How do you profess your love to your mom when she is more than 8,000 miles away?
You see bridging that gap, I have developed a kind of sixth sense that is part memory - remembering my most treasured moments with her, and part imagination - wishing I'm with her and forgetting about the distance between us. Mixing these two parts in my head has allowed me to cope with being so far away from my Mama.
It's mother's day where she is right now, (as the Philippines is 12 hours ahead of St. Louis). So I remembered this photo I took during my last trip. A photo of her reading the newspaper while she relaxes in a hammock at the farm - a candid yet poignant photo. That's her, in all her simplicity...
That afternoon, I cannot forget the plate of
deko (or
biko in Tagalog, rice cake in English), her favorite afternoon snack... it's so simple yet accurately makes me recall home. We both enjoyed the whole tray of rice cake that I almost didn't have enough for the pictures below... Oh but we enjoyed the moment - of just being there... hanging out... eating bite after bite, story after story. The moment comes to me clear as I stare at the photo... wishing I was there again to enjoy the deko - and to just be with her.

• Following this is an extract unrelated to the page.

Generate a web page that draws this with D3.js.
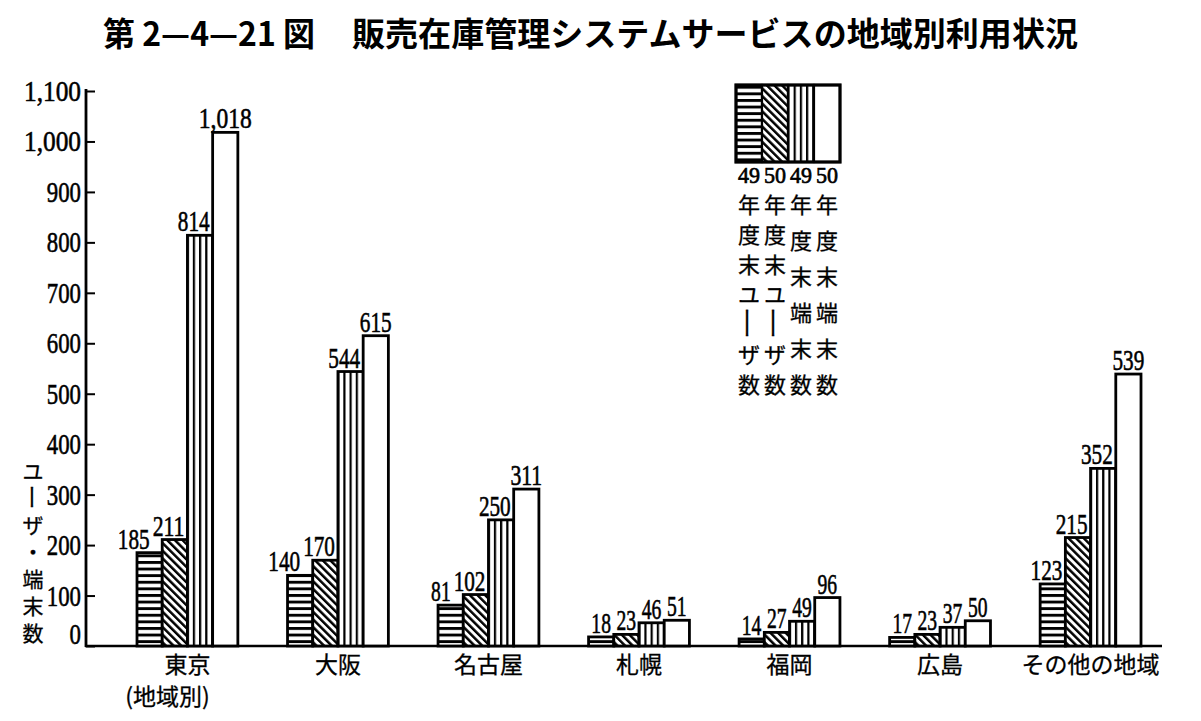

To my Mama, Happy Mother's Day! I know our love transcends time and distance, you are here in my heart forevermore.
Deko Fondue (Biko con Tsokalate;Rice Cake Fondue)
Ingredients:
2 cups sweet rice,
1/2 can coconut milk
3 cups water
1/4 tsp salt
2 cans coconut milk
3/4 c brown sugar (you could add more if you want it sweeter)
Direction:
Cook sweet rice by filling up a stockpot with coconut milk and water. Pour the rice and cook for about 20 minutes or until the rice is fully cooked. Set aside.
Meanwhile let's make the coconut crumbs that we Filipinos call latik. Latik is the residue formed from the reduction of coconut milk. Just pour the whole can of coconut milk in a thick saucepan. Bring it to boil and continue to stir until most of the liquid has evaporated. The milk will begin to change its color to slight brown and begin to solidify. Set aside half of the latik and leave the other half on the pan. At this point add the brown sugar. Continue to stir until the sugar caramelizes. Once it has caramelized, And stir in the cooked sweet rice until every grain is lathered with caramelized coconut mixture.
Press on a pan. Sprinkle the coconut crumbs. Let it cool. Slice into squares when served.
I have posted a Tsokolate-eh
here before. You could add more chocolate balls or tablea to make a thicker chocolate dip. Enjoy!
Happy Mother's day to all the moms out there. Special shout out to my mother in law, Mama Bernie for being there for me and my husband through all these years... We love you Mama B!